## TASK TO CARRY OUT
Render the following material again verbatim, leaving nothing out.

## INFORMATION GIVEN
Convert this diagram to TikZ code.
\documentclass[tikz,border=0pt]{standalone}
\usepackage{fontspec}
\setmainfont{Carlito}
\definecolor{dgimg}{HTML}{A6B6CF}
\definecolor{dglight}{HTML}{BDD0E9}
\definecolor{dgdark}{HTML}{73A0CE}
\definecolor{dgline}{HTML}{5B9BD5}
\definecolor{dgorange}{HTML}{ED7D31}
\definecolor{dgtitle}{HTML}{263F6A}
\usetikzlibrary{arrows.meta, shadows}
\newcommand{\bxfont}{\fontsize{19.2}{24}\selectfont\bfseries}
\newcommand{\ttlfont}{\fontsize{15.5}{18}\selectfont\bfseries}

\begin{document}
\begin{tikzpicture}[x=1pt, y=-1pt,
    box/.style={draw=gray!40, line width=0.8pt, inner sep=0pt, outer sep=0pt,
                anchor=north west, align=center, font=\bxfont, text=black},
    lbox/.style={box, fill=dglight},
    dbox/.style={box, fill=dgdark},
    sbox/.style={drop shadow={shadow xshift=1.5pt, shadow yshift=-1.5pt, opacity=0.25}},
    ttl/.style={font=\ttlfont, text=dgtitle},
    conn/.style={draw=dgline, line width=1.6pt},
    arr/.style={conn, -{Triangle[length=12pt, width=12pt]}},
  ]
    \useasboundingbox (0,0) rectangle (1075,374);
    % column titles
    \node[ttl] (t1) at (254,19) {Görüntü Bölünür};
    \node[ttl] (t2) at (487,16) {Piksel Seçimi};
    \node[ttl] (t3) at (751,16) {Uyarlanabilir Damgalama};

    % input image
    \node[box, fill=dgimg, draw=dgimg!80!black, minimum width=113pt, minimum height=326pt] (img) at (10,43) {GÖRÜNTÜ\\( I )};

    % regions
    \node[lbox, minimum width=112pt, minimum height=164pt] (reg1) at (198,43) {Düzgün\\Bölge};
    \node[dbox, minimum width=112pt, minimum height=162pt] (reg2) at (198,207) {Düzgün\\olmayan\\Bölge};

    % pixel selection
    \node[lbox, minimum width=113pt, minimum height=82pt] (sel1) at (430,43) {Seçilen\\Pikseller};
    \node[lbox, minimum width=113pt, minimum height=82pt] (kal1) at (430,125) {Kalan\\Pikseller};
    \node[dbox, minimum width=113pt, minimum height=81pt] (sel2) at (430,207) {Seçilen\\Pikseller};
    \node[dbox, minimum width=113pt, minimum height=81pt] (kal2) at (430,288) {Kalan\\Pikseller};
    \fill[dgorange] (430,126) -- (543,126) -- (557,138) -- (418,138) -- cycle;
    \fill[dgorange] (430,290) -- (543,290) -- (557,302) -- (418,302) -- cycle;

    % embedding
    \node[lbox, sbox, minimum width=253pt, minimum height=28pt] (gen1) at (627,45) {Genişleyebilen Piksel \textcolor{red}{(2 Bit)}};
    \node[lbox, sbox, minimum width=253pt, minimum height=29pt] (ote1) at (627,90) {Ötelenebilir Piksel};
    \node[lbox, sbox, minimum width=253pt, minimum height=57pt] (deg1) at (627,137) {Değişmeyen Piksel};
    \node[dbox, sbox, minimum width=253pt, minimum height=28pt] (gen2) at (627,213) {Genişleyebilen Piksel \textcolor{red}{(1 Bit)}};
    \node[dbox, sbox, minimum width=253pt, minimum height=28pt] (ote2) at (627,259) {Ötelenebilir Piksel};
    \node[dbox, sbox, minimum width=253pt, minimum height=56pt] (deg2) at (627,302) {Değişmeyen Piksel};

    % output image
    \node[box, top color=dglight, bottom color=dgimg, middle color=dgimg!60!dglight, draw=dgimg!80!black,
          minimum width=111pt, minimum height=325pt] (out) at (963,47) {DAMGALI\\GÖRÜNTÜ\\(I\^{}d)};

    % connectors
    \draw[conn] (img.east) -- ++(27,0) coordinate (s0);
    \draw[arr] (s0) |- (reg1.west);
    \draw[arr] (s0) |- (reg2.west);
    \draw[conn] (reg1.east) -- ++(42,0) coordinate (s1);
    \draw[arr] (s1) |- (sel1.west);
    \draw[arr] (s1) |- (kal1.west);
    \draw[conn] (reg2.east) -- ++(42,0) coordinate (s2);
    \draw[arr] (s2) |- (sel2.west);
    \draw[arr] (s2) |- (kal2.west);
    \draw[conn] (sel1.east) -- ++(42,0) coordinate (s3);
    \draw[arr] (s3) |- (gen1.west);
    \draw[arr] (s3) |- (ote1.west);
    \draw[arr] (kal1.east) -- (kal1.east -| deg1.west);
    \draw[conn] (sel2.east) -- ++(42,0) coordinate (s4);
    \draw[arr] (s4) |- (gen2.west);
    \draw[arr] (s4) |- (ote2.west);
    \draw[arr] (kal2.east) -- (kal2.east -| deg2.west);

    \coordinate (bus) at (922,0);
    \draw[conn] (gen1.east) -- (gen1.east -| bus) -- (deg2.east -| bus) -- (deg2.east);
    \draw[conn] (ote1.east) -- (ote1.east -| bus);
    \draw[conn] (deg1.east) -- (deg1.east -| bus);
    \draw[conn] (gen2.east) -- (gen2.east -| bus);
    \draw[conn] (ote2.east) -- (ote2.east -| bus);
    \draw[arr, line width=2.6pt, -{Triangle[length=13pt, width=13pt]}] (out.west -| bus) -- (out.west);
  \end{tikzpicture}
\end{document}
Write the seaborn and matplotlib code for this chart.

## THE REPLY
Convert this diagram to TikZ code.
\documentclass[tikz,border=0pt]{standalone}
\usepackage{fontspec}
\setmainfont{Carlito}
\definecolor{dgimg}{HTML}{A6B6CF}
\definecolor{dglight}{HTML}{BDD0E9}
\definecolor{dgdark}{HTML}{73A0CE}
\definecolor{dgline}{HTML}{5B9BD5}
\definecolor{dgorange}{HTML}{ED7D31}
\definecolor{dgtitle}{HTML}{263F6A}
\usetikzlibrary{arrows.meta, shadows}
\newcommand{\bxfont}{\fontsize{19.2}{24}\selectfont\bfseries}
\newcommand{\ttlfont}{\fontsize{15.5}{18}\selectfont\bfseries}

\begin{document}
\begin{tikzpicture}[x=1pt, y=-1pt,
    box/.style={draw=gray!40, line width=0.8pt, inner sep=0pt, outer sep=0pt,
                anchor=north west, align=center, font=\bxfont, text=black},
    lbox/.style={box, fill=dglight},
    dbox/.style={box, fill=dgdark},
    sbox/.style={drop shadow={shadow xshift=1.5pt, shadow yshift=-1.5pt, opacity=0.25}},
    ttl/.style={font=\ttlfont, text=dgtitle},
    conn/.style={draw=dgline, line width=1.6pt},
    arr/.style={conn, -{Triangle[length=12pt, width=12pt]}},
  ]
    \useasboundingbox (0,0) rectangle (1075,374);
    % column titles
    \node[ttl] (t1) at (254,19) {Görüntü Bölünür};
    \node[ttl] (t2) at (487,16) {Piksel Seçimi};
    \node[ttl] (t3) at (751,16) {Uyarlanabilir Damgalama};

    % input image
    \node[box, fill=dgimg, draw=dgimg!80!black, minimum width=113pt, minimum height=326pt] (img) at (10,43) {GÖRÜNTÜ\\( I )};

    % regions
    \node[lbox, minimum width=112pt, minimum height=164pt] (reg1) at (198,43) {Düzgün\\Bölge};
    \node[dbox, minimum width=112pt, minimum height=162pt] (reg2) at (198,207) {Düzgün\\olmayan\\Bölge};

    % pixel selection
    \node[lbox, minimum width=113pt, minimum height=82pt] (sel1) at (430,43) {Seçilen\\Pikseller};
    \node[lbox, minimum width=113pt, minimum height=82pt] (kal1) at (430,125) {Kalan\\Pikseller};
    \node[dbox, minimum width=113pt, minimum height=81pt] (sel2) at (430,207) {Seçilen\\Pikseller};
    \node[dbox, minimum width=113pt, minimum height=81pt] (kal2) at (430,288) {Kalan\\Pikseller};
    \fill[dgorange] (430,126) -- (543,126) -- (557,138) -- (418,138) -- cycle;
    \fill[dgorange] (430,290) -- (543,290) -- (557,302) -- (418,302) -- cycle;

    % embedding
    \node[lbox, sbox, minimum width=253pt, minimum height=28pt] (gen1) at (627,45) {Genişleyebilen Piksel \textcolor{red}{(2 Bit)}};
    \node[lbox, sbox, minimum width=253pt, minimum height=29pt] (ote1) at (627,90) {Ötelenebilir Piksel};
    \node[lbox, sbox, minimum width=253pt, minimum height=57pt] (deg1) at (627,137) {Değişmeyen Piksel};
    \node[dbox, sbox, minimum width=253pt, minimum height=28pt] (gen2) at (627,213) {Genişleyebilen Piksel \textcolor{red}{(1 Bit)}};
    \node[dbox, sbox, minimum width=253pt, minimum height=28pt] (ote2) at (627,259) {Ötelenebilir Piksel};
    \node[dbox, sbox, minimum width=253pt, minimum height=56pt] (deg2) at (627,302) {Değişmeyen Piksel};

    % output image
    \node[box, top color=dglight, bottom color=dgimg, middle color=dgimg!60!dglight, draw=dgimg!80!black,
          minimum width=111pt, minimum height=325pt] (out) at (963,47) {DAMGALI\\GÖRÜNTÜ\\(I\^{}d)};

    % connectors
    \draw[conn] (img.east) -- ++(27,0) coordinate (s0);
    \draw[arr] (s0) |- (reg1.west);
    \draw[arr] (s0) |- (reg2.west);
    \draw[conn] (reg1.east) -- ++(42,0) coordinate (s1);
    \draw[arr] (s1) |- (sel1.west);
    \draw[arr] (s1) |- (kal1.west);
    \draw[conn] (reg2.east) -- ++(42,0) coordinate (s2);
    \draw[arr] (s2) |- (sel2.west);
    \draw[arr] (s2) |- (kal2.west);
    \draw[conn] (sel1.east) -- ++(42,0) coordinate (s3);
    \draw[arr] (s3) |- (gen1.west);
    \draw[arr] (s3) |- (ote1.west);
    \draw[arr] (kal1.east) -- (kal1.east -| deg1.west);
    \draw[conn] (sel2.east) -- ++(42,0) coordinate (s4);
    \draw[arr] (s4) |- (gen2.west);
    \draw[arr] (s4) |- (ote2.west);
    \draw[arr] (kal2.east) -- (kal2.east -| deg2.west);

    \coordinate (bus) at (922,0);
    \draw[conn] (gen1.east) -- (gen1.east -| bus) -- (deg2.east -| bus) -- (deg2.east);
    \draw[conn] (ote1.east) -- (ote1.east -| bus);
    \draw[conn] (deg1.east) -- (deg1.east -| bus);
    \draw[conn] (gen2.east) -- (gen2.east -| bus);
    \draw[conn] (ote2.east) -- (ote2.east -| bus);
    \draw[arr, line width=2.6pt, -{Triangle[length=13pt, width=13pt]}] (out.west -| bus) -- (out.west);
  \end{tikzpicture}
\end{document}
Write the seaborn and matplotlib code for this chart.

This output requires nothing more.